Stupidity below and love of power above October 20, 2010Posted by Ezra Resnick in Democracy, Education, Politics.
Tags: Bertrand Russell
Winston Churchill once said that the best argument against democracy is a five-minute conversation with the average voter, and I often wonder if this will ever cease to be the case. After all, if we look around us, the organizations that are most innovative and efficient, that are best at encouraging excellence and learning from mistakes, are not run democratically. Steve Jobs doesn’t need a majority of his company’s employees (or of his customers) to approve his every strategy. Generally, the greater the number of people who participate in making a decision, the worse the decision will be. (It is said that a camel is a horse designed by committee.)

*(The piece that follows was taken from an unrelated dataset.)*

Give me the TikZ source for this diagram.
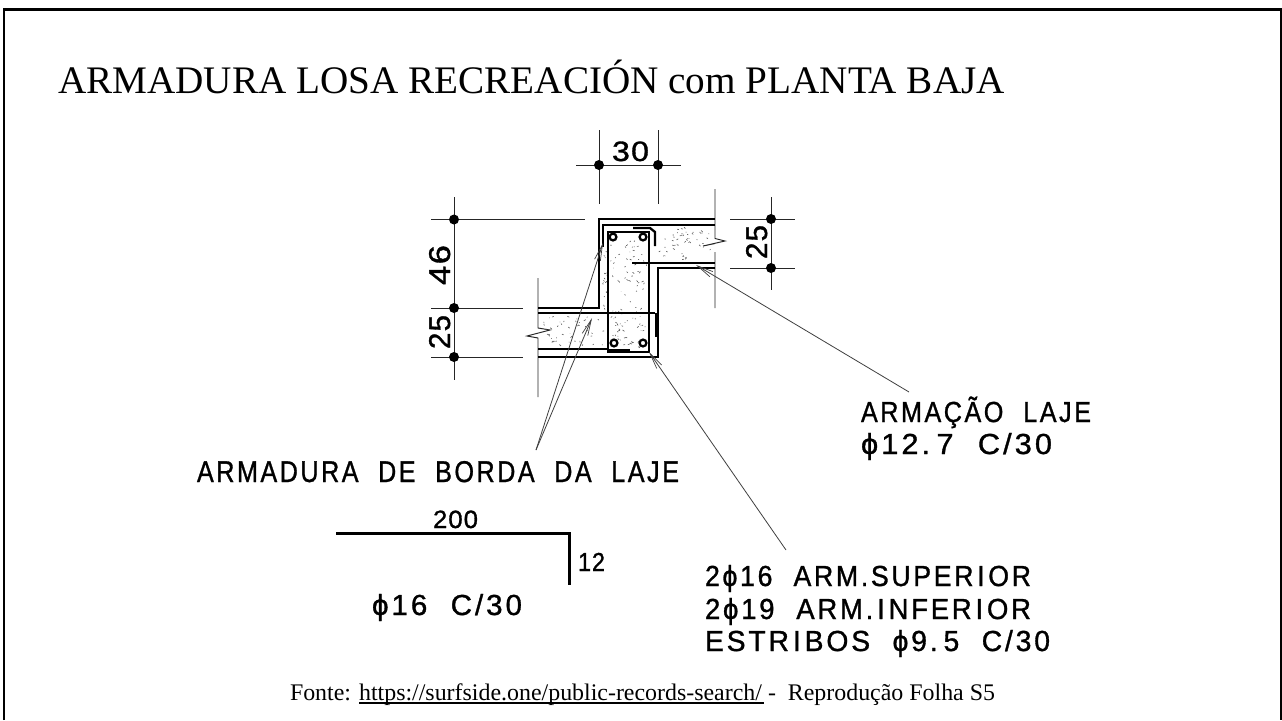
\documentclass[tikz,border=0pt]{standalone}
\usepackage{fontspec}
\usepackage{graphicx}
\usetikzlibrary{arrows.meta}
\setmainfont{Liberation Serif}
\newfontfamily\cadfont[LetterSpace=10,FakeBold=1.1]{Liberation Sans}
\newfontfamily\dimfont[LetterSpace=4,FakeBold=1.1]{Liberation Sans}
\newcommand\cadtext[3]{\resizebox{#1pt}{\height}{\fontsize{#2pt}{#2pt}\selectfont\cadfont #3}}
\newcommand\dimtext[3]{\resizebox{#1pt}{\height}{\fontsize{#2pt}{#2pt}\selectfont\dimfont #3}}
\newcommand\cadI{\kern4pt I\kern4pt}
\newcommand\cadgap{\ \kern12pt}
\tikzset{
  x=1pt,y=-1pt,
  frame/.style={line width=2.4pt,black},
  thin line/.style={line width=0.95pt,black!85},
  conc/.style={line width=2.4pt,black},
  rebar/.style={line width=2.3pt,black},
  leader/.style={line width=0.8pt,black!75,-{Straight Barb[length=16pt,width=6pt,line width=0.7pt]}},
  dimdot/.style={circle,fill=black,inner sep=0pt,minimum size=10pt},
  cad/.style={anchor=base west,inner sep=0pt,outer sep=0pt},
  speck/.style={line width=0.6pt,black!65},
}
\begin{document}
\begin{tikzpicture}
\useasboundingbox (0,0) rectangle (1282,720);
\fill[white] (0,0) rectangle (1282,720);
\draw[frame] (4,720) -- (4,9.5) -- (1281,9.5) -- (1281,720);
% title
\node[cad] (title) at (58,93) {\resizebox{947pt}{\height}{\fontsize{39pt}{39pt}\selectfont ARMADURA LOSA RECREACIÓN com PLANTA BAJA}};
% extension and dimension lines
\draw[thin line] (454,197) -- (454,380);
\draw[thin line] (431,219) -- (585,219);
\draw[thin line] (431,308) -- (523,308);
\draw[thin line] (431,357) -- (523,357);
\draw[thin line] (599,130) -- (599,204);
\draw[thin line] (658,130) -- (658,204);
\draw[thin line] (576,165) -- (681,165);
\draw[thin line] (771,197) -- (771,290);
\draw[thin line] (730,219) -- (795,219);
\draw[thin line] (730,268) -- (795,268);
\node[dimdot] (d1) at (454,219.5) {};
\node[dimdot] (d2) at (454,308) {};
\node[dimdot] (d3) at (454,357) {};
\node[dimdot] (d4) at (599,165) {};
\node[dimdot] (d5) at (658,165) {};
\node[dimdot] (d6) at (771,219) {};
\node[dimdot] (d7) at (771,268) {};
% section break lines
\draw[thin line] (715,189) -- (715,238.5) -- (725,241) -- (703,246) -- (715,243.5) (715,252) -- (715,308);
\draw[thin line] (538,278) -- (538,328) -- (550,330) -- (527,336) -- (538,338) -- (538,397);
% speckles
\pgfmathsetseed{7}
\foreach \i in {1,...,95}{
  \pgfmathsetmacro\px{611+rnd*36}\pgfmathsetmacro\py{240+rnd*108}\pgfmathsetmacro\dx{(rnd-.5)*4}\pgfmathsetmacro\dy{(rnd-.5)*3}
  \draw[speck] (\px,\py) -- ++(\dx,\dy);}
\foreach \i in {1,...,50}{
  \pgfmathsetmacro\px{660+rnd*52}\pgfmathsetmacro\py{228+rnd*32}\pgfmathsetmacro\dx{(rnd-.5)*4}\pgfmathsetmacro\dy{(rnd-.5)*3}
  \draw[speck] (\px,\py) -- ++(\dx,\dy);}
\foreach \i in {1,...,45}{
  \pgfmathsetmacro\px{541+rnd*62}\pgfmathsetmacro\py{316+rnd*30}\pgfmathsetmacro\dx{(rnd-.5)*4}\pgfmathsetmacro\dy{(rnd-.5)*3}
  \draw[speck] (\px,\py) -- ++(\dx,\dy);}
\foreach \i in {1,...,18}{
  \pgfmathsetmacro\px{602+rnd*5}\pgfmathsetmacro\py{250+rnd*60}\pgfmathsetmacro\dx{(rnd-.5)*3}\pgfmathsetmacro\dy{(rnd-.5)*3}
  \draw[speck] (\px,\py) -- ++(\dx,\dy);}
% concrete outline
\draw[conc] (715,219) -- (599,219) -- (599,308) -- (538,308);
\draw[conc] (715,268) -- (658,268) -- (658,357) -- (538,357);
% reinforcement
\draw[rebar] (715,225) -- (603,225) -- (603,247);
\draw[rebar] (632,263) -- (715,263);
\draw[rebar] (538,313) -- (655,313);
\draw[rebar] (538,349) -- (608,349);
\draw[rebar] (608,232) rectangle (649,352);
\draw[rebar] (633,228) -- (650,228) -- (655,232) -- (655,246);
\draw[line width=3pt] (656,313) -- (656,337);
\draw[line width=2.8pt] (608,350) -- (630,350);
\draw[rebar,fill=white] (613,237) circle (3.4);
\draw[rebar,fill=white] (643,237) circle (3.4);
\draw[rebar,fill=white] (614,343) circle (3.4);
\draw[rebar,fill=white] (643,343) circle (3.4);
% leaders
\coordinate (aBase) at (536,450);
\coordinate (aTip1) at (603,243);
\coordinate (aTip2) at (592,318);
\coordinate (bBase) at (909,392);
\coordinate (bTip) at (696,265);
\coordinate (cBase) at (786,550);
\coordinate (cTip) at (649,352);
\draw[leader] (aBase) -- (aTip1);
\draw[leader] (aBase) -- (aTip2);
\draw[leader] (bBase) -- (bTip);
\draw[leader] (cBase) -- (cTip);
% dimension labels
\node[cad] (t30) at (612,161) {\dimtext{37}{28}{30}};
\node[cad,rotate=90] (t46) at (450,285) {\dimtext{40}{30}{46}};
\node[cad,rotate=90] (t25a) at (450,349) {\dimtext{34}{30}{25}};
\node[cad,rotate=90] (t25b) at (767,259) {\dimtext{34}{30}{25}};
% notes
\node[cad] (n1) at (197,482) {\cadtext{482}{30}{ARMADURA\cadgap DE\cadgap BORDA\cadgap DA\cadgap LAJE}};
\node[cad] (n2) at (861,422) {\cadtext{230}{29}{ARMAÇÃO\cadgap LAJE}};
\node[cad] (n3) at (861,454) {\cadtext{191}{29}{ϕ12.\kern6pt 7\cadgap C/30}};
\node[cad] (n4) at (705,586) {\cadtext{326}{29}{2ϕ16\cadgap ARM.SUPER\cadI OR}};
\node[cad] (n5) at (705,619) {\cadtext{326}{29}{2ϕ19\cadgap ARM.\cadI NFER\cadI OR}};
\node[cad] (n6) at (705,651) {\cadtext{345}{29}{ESTR\cadI BOS\cadgap ϕ9.\kern6pt 5\cadgap C/30}};
\node[cad] (n7) at (433,528) {\dimtext{45}{25}{200}};
\node[cad] (n8) at (578,571) {\dimtext{27}{26}{12}};
\node[cad] (n9) at (372,615) {\cadtext{150}{29}{ϕ16\cadgap C/30}};
\draw[line width=3pt] (336,533) -- (569,533) -- (569,585);
% source
\node[cad] (src) at (290,700) {\resizebox{705pt}{\height}{\fontsize{23.8pt}{23.8pt}\selectfont Fonte: \rlap{\rule[-4.4pt]{403pt}{2pt}}https://surfside.one/public-records-search/ -\ \ Reprodução Folha S5}};
\end{tikzpicture}
\end{document}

Of course, this is all fine so long as Steve Jobs doesn’t have the power to put anyone in jail, levy taxes, or declare war. We have learned the hard way how important it is to limit the power given to any individual. The problem is that our system of government seems to mostly produce politicians whose main (if not only) skill is getting people to vote for them. And sadly, this is still most easily accomplished by appeals to emotion (especially fear), rather than by rational argument. Moreover, politicians have an interest in perpetuating whatever state of affairs will cause people to continue voting for them.
In “Freedom and the Colleges,” Bertrand Russell claims to have no doubt that democracy is the best form of government, and yet:
There is perhaps a special danger in democratic abuses of power — namely, that being collective they are stimulated by mob hysteria. The man who has the art of arousing the witch-hunting instincts of the mob has a quite peculiar power for evil in a democracy where the habit of the exercise of power by the majority has produced that intoxication and impulse to tyranny which the exercise of authority almost invariably produces sooner or later. Against this danger the chief protection is a sound education designed to combat the tendency to irrational eruptions of collective hate. Such an education the bulk of university teachers desire to give, but their masters in the plutocracy and the hierarchy make it as difficult as possible for them to carry out this task effectively. For it is to the irrational passions of the mass that these men owe their power, and they know that they would fall if the power of rational thinking became common. Thus the interlocking power of stupidity below and love of power above paralyzes the efforts of rational men. Only through a greater measure of academic freedom than has yet been achieved in the public educational institutions of this country can this evil be averted.
We need our educational system to produce a population that is rational enough and critical enough and well-enough informed, so that politicians will leave a five-minute conversation with the average voter feeling neither smug nor depressed, but challenged.